Design Elements to Include in Every Template

  • Clear headline and subhead describing the dashboard’s purpose and date/period.
  • A small group of 3–6 top KPIs (avoid clutter). Focus on the most actionable metrics.
  • Visual hierarchy: use size, color contrast, and whitespace to guide attention.
  • Consistent color palette and fonts that match corporate branding.
  • Data source annotations and refresh timestamp for credibility.
  • Export-friendly layouts — test how the template looks in PDF and Excel exports.

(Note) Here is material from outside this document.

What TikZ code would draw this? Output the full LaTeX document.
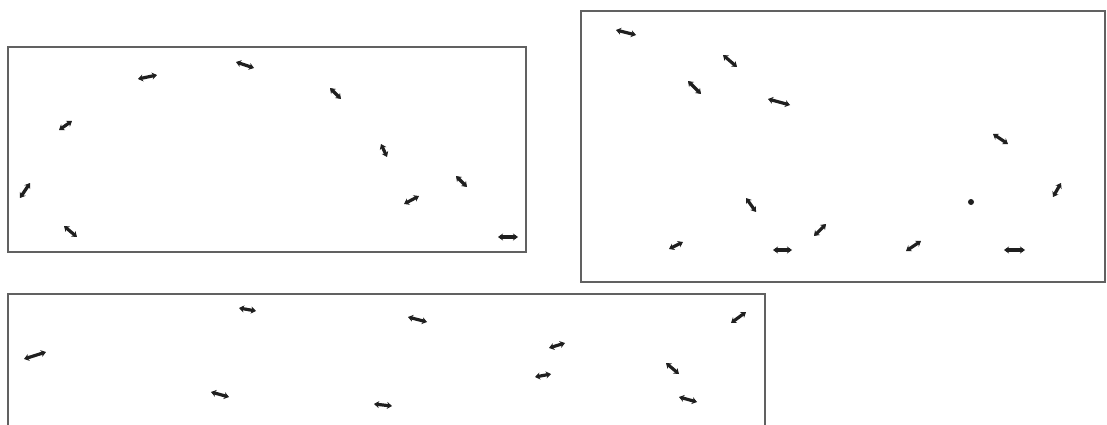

Practical Customization Tips for Crystal Reports

  • Use shared subreports or stored procedures for repeated datasets to reduce maintenance.
  • Minimize the number of complex formulas evaluated at runtime; pre-aggregate where possible.
  • Limit the number of chart series shown at once — use filters or parameters to switch context.
  • Employ conditional formatting sparingly to highlight exceptions without overwhelming users.
  • When embedding images (icons, logos), use optimized PNG/SVG where supported; avoid large bitmap files that bloat the report.
  • Test rendering in every export format you’ll deliver (PDF, Excel, Word) because layout and pagination can change.

Performance Considerations

  • Prefer server-side aggregation (SQL GROUP BY, window functions) over Crystal-level grouping or record-by-record formula processing.
  • Use indexed fields in selection formulas to speed up queries.
  • Limit the use of on-demand subreports; they can be slow when listing many records.
  • Cache results where appropriate and schedule heavy reports during off-peak hours if running on a shared BI server.

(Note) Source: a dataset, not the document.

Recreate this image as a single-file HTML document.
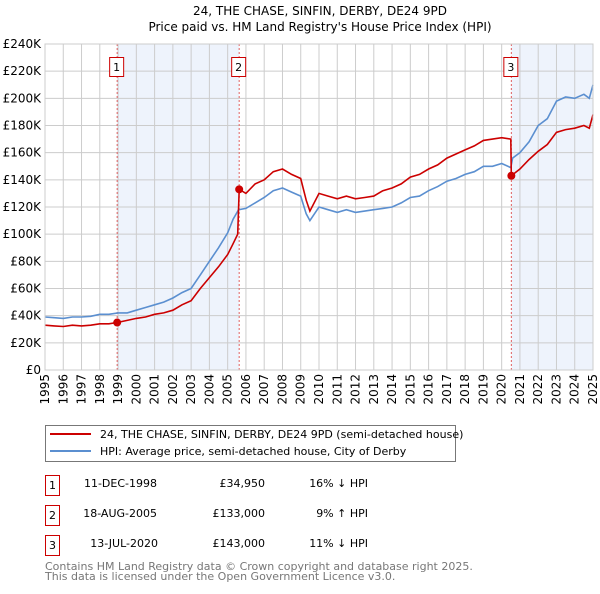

Examples of Layout Patterns

  • Top-Left: Title + date + small filter controls.
  • Top-Center: 3–4 KPI tiles aligned horizontally.
  • Middle: Wide trend chart (time-series) spanning the width.
  • Right column: Detailed lists or top-N tables and a small map or geographic heatmap if relevant.
  • Footer: Data source, last refreshed timestamp, and page number.

Export and Distribution Best Practices

  • Create a PDF-first layout to ensure consistent appearance across platforms.
  • For Excel consumers, provide a simplified table-focused template to avoid complex chart exports that don’t translate well.
  • Automate distribution via your BI scheduling tool; include a short cover page for emailed executive reports.

Template Checklist Before Deployment

  • Are the KPIs aligned with stakeholder goals?
  • Does the template render correctly in all required formats?
  • Are data refresh cadence and data sources documented?
  • Have you validated performance on production-size datasets?
  • Is access/security configured for sensitive financial data?

Conclusion

Choosing the right Crystal Reports dashboard template depends on your audience and purpose: executive snapshots require clarity and brevity, operational dashboards demand high-visibility status indicators, and analytical templates need depth and interactivity. Start with a template that matches your primary use case, keep designs uncluttered, optimize queries for performance, and test across export formats. With the right template and careful customization, SAP Crystal Reports can deliver dashboards that are both beautiful and actionable.